## Set problem
Find the lines holding the word "recreates" and collect them.

## Records
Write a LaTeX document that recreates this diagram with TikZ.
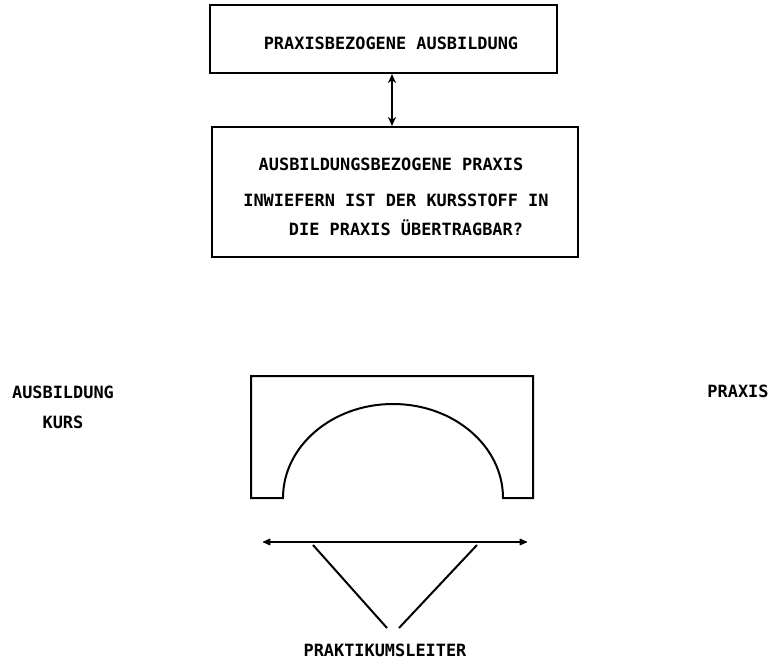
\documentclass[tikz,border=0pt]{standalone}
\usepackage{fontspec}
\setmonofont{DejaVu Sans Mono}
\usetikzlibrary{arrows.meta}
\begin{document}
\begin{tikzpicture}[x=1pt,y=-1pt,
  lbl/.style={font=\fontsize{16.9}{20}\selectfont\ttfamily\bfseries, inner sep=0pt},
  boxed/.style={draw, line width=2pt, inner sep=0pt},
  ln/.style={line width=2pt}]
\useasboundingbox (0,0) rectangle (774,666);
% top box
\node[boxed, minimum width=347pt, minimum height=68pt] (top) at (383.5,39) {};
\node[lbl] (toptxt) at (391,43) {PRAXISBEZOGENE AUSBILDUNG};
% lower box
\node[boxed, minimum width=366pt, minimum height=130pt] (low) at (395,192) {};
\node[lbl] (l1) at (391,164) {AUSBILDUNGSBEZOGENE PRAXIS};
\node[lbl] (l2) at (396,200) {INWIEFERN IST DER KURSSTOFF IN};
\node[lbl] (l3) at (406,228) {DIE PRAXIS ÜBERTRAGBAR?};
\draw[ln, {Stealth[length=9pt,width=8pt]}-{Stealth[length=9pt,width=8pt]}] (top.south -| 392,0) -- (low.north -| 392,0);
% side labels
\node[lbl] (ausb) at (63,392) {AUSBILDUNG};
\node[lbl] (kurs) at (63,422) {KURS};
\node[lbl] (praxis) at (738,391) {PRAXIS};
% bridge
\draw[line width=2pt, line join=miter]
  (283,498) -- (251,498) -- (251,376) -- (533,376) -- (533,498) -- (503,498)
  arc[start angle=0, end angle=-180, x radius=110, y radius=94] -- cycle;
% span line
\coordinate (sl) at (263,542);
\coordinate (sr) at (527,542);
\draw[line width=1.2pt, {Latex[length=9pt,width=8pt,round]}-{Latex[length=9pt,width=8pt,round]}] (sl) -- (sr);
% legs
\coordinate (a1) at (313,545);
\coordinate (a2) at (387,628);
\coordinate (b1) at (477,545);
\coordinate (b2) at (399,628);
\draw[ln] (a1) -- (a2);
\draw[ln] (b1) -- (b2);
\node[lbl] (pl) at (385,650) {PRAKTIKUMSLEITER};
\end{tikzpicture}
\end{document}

...

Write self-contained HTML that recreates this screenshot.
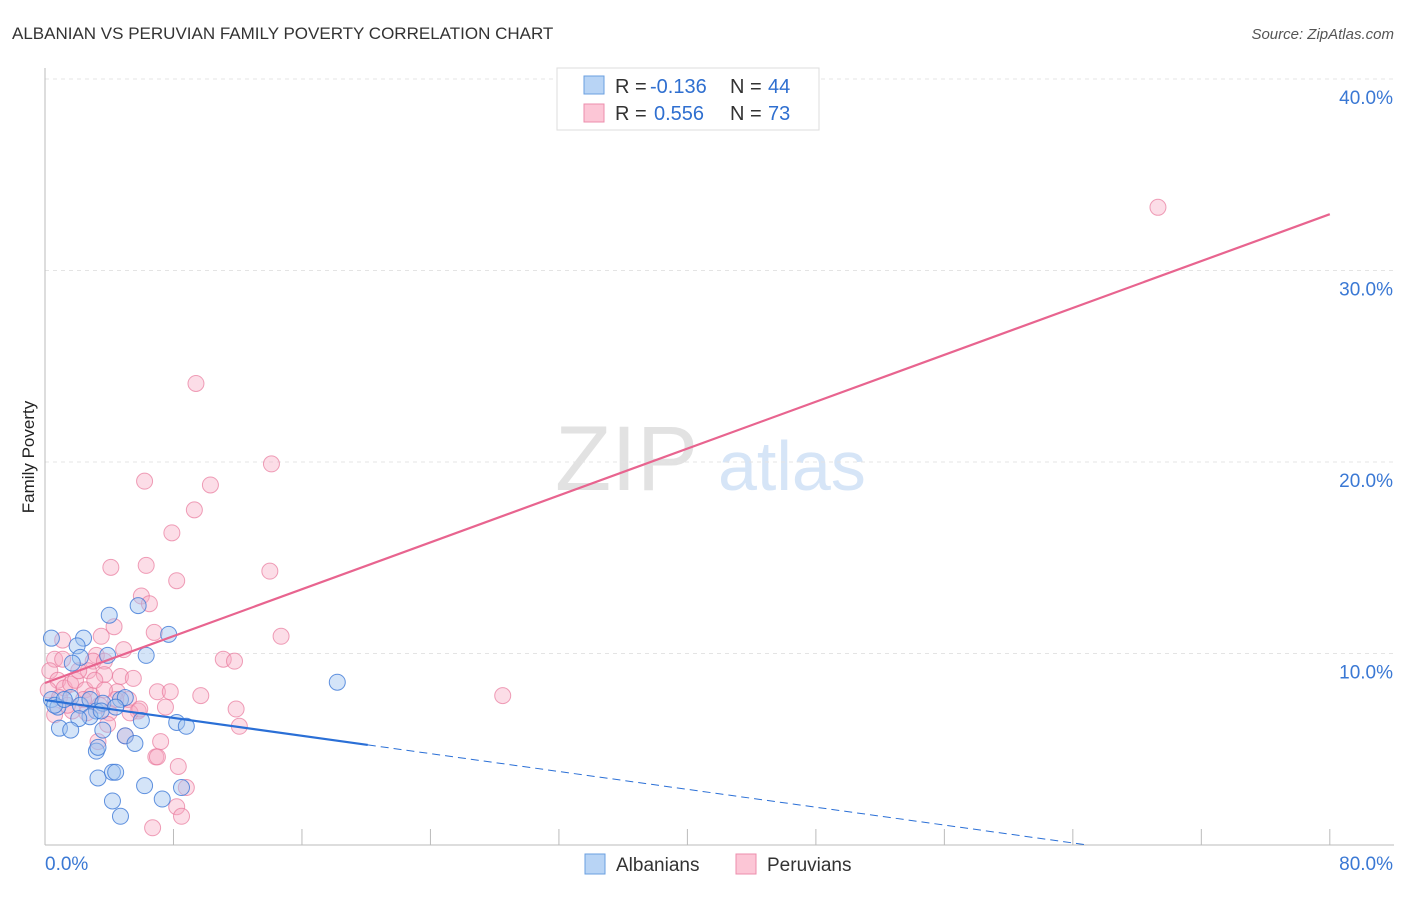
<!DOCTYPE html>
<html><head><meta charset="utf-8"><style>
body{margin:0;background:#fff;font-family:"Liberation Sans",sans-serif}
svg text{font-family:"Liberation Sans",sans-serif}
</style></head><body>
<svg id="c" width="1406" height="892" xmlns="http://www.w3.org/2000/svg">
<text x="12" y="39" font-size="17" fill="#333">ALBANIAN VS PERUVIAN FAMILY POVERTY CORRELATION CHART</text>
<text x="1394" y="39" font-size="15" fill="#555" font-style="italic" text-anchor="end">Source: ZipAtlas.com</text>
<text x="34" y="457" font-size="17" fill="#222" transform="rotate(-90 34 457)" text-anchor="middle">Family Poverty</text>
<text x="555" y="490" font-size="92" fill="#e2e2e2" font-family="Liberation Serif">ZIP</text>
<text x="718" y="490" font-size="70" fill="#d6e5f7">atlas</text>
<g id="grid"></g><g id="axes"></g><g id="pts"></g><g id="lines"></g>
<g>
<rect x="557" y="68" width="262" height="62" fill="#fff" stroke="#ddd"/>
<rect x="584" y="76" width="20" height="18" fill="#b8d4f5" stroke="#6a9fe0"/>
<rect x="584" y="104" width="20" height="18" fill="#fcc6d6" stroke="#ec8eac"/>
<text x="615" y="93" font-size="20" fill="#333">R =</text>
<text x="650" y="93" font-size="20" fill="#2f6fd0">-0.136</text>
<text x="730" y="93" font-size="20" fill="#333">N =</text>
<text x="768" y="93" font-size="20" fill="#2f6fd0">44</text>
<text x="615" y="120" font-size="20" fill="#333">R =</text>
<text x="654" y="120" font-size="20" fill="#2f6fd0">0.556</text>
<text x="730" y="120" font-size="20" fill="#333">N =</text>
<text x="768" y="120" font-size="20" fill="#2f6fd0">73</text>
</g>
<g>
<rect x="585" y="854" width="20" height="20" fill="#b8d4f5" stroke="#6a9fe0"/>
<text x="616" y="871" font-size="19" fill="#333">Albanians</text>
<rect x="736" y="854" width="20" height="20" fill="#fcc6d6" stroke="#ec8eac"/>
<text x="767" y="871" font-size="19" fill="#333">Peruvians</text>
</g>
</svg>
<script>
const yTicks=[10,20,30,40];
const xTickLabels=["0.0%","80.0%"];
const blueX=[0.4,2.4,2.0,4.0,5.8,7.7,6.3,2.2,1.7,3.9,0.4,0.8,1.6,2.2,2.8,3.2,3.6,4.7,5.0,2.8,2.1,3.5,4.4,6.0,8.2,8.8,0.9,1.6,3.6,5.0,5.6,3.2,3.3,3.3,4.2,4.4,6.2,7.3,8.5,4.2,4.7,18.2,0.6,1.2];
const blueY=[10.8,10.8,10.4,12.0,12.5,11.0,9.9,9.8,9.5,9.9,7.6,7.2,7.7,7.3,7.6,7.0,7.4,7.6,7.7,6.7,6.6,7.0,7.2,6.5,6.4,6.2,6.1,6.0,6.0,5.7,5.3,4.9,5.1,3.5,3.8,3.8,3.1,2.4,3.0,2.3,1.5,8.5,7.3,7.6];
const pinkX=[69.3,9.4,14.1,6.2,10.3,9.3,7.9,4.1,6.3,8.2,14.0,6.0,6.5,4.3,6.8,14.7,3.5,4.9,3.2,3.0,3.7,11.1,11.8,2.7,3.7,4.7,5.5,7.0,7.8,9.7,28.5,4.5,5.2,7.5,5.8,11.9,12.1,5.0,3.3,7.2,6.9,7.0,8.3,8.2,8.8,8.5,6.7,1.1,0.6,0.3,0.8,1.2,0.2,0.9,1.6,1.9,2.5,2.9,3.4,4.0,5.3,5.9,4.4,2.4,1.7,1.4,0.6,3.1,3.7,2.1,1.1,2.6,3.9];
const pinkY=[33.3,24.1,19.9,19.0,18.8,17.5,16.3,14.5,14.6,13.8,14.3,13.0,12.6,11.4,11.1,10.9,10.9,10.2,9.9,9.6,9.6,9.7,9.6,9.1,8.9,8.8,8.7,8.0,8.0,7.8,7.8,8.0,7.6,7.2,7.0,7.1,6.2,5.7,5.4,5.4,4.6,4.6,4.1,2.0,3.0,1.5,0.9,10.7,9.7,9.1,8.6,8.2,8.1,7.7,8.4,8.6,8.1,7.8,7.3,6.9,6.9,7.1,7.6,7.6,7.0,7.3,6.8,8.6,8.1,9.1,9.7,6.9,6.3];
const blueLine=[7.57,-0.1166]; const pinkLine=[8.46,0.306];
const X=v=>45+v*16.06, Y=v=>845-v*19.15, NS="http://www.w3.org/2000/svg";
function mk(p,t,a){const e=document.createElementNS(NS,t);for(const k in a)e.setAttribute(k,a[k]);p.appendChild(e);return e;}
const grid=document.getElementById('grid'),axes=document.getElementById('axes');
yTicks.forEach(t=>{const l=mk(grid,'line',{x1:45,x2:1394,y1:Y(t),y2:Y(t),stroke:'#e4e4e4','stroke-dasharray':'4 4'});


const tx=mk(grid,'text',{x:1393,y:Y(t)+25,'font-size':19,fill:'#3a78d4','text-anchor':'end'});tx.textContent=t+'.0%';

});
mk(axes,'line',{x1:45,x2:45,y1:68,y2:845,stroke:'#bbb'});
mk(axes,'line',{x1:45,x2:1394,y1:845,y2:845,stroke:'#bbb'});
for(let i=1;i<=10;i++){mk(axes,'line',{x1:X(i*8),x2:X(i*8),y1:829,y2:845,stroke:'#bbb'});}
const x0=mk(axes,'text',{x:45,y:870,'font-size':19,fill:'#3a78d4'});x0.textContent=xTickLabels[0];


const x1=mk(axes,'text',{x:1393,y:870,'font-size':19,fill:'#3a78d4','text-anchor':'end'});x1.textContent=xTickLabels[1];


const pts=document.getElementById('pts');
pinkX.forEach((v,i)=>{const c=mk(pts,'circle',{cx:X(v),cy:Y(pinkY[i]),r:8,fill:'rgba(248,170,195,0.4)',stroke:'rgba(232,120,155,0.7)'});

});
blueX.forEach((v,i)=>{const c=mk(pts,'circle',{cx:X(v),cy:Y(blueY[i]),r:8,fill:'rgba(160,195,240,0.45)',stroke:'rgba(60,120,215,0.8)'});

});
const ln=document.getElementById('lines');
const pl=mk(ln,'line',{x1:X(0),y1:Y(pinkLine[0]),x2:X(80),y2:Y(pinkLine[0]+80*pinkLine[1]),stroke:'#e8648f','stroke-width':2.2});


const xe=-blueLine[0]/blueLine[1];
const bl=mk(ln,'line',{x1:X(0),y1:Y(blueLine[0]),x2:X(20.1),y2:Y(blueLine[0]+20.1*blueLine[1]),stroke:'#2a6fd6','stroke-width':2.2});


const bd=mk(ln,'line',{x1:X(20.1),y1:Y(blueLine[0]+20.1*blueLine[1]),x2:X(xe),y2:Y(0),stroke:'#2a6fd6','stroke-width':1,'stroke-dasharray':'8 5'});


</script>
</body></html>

---

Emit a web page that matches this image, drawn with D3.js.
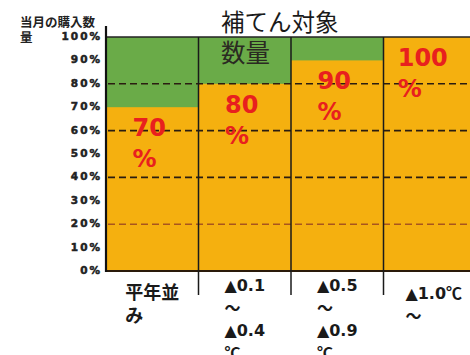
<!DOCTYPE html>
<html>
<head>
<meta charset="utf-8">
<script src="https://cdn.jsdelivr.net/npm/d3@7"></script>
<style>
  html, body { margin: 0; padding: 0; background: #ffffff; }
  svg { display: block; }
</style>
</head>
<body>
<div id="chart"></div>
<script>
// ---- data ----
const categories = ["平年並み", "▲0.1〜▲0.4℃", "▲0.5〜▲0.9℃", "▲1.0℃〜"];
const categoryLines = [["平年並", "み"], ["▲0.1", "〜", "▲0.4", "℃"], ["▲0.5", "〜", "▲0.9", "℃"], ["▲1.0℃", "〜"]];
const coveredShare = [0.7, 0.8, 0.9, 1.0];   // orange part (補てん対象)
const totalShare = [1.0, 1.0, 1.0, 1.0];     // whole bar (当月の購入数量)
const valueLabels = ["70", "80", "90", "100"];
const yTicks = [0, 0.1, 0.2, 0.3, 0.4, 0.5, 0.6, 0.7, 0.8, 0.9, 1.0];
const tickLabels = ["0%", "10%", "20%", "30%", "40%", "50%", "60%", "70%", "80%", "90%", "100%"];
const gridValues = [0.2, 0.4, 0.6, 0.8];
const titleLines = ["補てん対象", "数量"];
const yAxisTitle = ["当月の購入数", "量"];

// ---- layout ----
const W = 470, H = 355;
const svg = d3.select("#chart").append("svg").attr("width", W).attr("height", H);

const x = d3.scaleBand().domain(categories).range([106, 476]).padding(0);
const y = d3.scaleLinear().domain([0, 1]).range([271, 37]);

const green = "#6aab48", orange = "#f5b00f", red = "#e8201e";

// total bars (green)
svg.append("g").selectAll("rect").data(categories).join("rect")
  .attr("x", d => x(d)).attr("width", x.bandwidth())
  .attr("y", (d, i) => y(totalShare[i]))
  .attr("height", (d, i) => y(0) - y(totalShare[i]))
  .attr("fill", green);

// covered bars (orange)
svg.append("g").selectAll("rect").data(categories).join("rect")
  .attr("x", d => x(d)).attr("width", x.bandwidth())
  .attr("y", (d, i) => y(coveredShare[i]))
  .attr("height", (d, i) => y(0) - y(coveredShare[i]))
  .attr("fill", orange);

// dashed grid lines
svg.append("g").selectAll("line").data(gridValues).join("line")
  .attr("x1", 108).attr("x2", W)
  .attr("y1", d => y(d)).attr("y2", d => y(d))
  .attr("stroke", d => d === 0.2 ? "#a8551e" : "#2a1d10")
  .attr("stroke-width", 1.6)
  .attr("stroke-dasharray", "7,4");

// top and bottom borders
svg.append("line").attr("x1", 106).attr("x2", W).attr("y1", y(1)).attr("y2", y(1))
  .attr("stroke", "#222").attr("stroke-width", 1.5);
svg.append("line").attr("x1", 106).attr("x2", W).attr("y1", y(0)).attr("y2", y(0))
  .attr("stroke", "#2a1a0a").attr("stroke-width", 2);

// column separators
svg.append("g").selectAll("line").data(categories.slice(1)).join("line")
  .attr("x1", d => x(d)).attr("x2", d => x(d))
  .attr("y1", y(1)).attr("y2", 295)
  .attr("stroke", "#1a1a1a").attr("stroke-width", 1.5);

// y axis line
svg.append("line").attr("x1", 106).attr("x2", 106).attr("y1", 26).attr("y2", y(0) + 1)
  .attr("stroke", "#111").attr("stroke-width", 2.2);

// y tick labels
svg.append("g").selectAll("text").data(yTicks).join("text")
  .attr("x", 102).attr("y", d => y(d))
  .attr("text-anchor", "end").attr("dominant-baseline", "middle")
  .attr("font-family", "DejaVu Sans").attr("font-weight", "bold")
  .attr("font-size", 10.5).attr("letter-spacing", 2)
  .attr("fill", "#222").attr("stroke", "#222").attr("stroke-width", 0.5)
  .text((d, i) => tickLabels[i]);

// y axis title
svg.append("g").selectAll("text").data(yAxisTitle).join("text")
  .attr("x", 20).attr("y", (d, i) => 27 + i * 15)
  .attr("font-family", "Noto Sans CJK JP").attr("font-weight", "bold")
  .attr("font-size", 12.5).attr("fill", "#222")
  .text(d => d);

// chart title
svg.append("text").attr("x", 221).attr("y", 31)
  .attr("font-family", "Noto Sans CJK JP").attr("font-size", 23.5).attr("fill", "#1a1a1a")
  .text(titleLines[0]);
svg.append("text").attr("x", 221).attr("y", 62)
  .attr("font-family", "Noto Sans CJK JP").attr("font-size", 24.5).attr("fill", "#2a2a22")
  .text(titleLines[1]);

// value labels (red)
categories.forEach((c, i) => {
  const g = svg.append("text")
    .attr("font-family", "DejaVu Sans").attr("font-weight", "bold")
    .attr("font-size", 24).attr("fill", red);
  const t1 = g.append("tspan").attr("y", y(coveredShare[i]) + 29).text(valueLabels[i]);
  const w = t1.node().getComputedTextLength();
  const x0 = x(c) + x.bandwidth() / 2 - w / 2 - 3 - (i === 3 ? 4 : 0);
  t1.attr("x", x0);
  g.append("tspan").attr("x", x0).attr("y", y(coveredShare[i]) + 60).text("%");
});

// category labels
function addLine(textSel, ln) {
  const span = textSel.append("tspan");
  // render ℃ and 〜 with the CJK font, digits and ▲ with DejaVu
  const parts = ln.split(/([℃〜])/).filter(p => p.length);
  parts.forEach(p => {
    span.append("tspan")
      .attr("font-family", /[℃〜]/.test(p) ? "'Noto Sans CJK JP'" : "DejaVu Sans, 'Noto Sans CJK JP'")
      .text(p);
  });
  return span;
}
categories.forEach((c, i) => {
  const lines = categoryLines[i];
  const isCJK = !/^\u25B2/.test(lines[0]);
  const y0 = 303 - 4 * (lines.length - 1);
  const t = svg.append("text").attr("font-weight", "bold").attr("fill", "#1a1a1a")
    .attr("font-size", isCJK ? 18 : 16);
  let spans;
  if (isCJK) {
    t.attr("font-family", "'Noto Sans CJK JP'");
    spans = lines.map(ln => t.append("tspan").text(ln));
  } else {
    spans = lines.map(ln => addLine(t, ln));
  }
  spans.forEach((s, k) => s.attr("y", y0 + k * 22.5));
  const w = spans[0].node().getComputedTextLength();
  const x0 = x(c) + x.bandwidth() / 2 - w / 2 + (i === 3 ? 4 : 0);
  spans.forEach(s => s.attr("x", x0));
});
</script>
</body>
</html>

## Solution
Write a LaTeX document that recreates this diagram with TikZ.
Write self-contained HTML that recreates this screenshot.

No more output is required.